The N1 or National Highway 1 is a national highway in Ghana that begins at the border with Ivory Coast at Elubo and runs through Sekondi-Takoradi, Cape Coast, Winneba, Accra and Tema to the border with Togo at Aflao. It is the main highway along the coast of the country, with a total distance of 540 kilometers (335.5 miles). The route runs through the Western, Central, Greater Accra and Volta regions of Ghana.

The route, which forms part of the Trans-African Highway network (Route 7), links the A100 road in Ivory Coast to the N2 in Togo, completing the stretch of the Dakar - Lagos route.

==Route==
Major towns and cities along the route of the N1 include Elubo, Sekondi-Takoradi, Cape Coast, Yamoransa, Winneba, Kasoa, Accra, Tema, Dawhenya, Aveyime-Battor, Kase, Dabala, Akatsi, Denu, Sogakope, and Aflao.

===Western Region===
The N1 begins at the border with Ivory Coast at Elubo and proceeds southeast through the town of Esiama, where the road splits and the N1 continues east to Apemenyim. The route veers south at Agona, where it intersects with the R84 before continuing on through downtown Sekondi-Takoradi. At the Market Circle, the N1 continues north along the Cape Coast - Takoradi road to Nkwanta, where it crosses into the Central Region.

===Central Region===
In the Central Region, the N1 turns back toward the coast through Elmina. At Cape Coast, the route veers north toward Yamoransa, where it splits into two separate routes - the northbound N8 and the eastbound N1 along the coast. The N1 meets the R80 at Mankessim, where it continues east to the R62 junction at Winneba.
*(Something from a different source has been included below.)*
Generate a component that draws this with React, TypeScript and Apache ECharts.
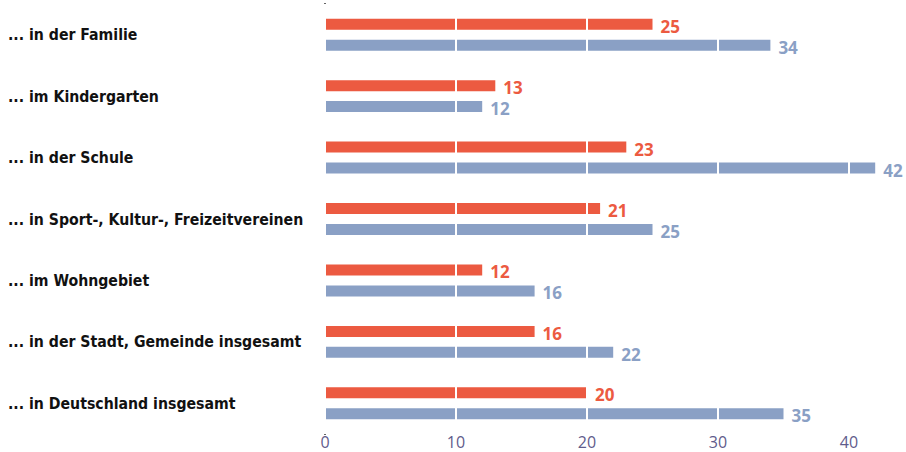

After Winneba, the N1 continues east through Kasoa, entering the Greater Accra Region at Ngleshi-Amanfro.

===Greater Accra Region===
From Ngleshi-Amanfro, the N1 continues east through Mallam in Accra, where it turns north and continues as a six-lane motorway for 14 km (8.7 mi) as the George Walker Bush Motorway. At Nsawam road, it meets the N6, which runs north toward Kumasi. The N1 continues east toward the Tetteh Quarshie Interchange, where it intersects with the northbound N4 and continues as a four-lane motorway for 19 km (12 mi) as the Kwame Nkrumah Motorway. At the Motorway Roundabout, the N1 splits into two - the northbound N2 and eastbound N1. It then continues northeast through Kasseh, where it veers sharply north through Kpotame Tefleh and crosses the Volta River into the Volta Region.

===Volta Region===
In the Volta Region, the N1 continues begins at Sogakope and continues east until Akatsi, where it turns south toward the coast through Afife and Klikor-Agbozume. At Tokor, the N1 branches south into Denu and continues to the border town of Aflao, where it crosses into Togo as the Togolese N2 route.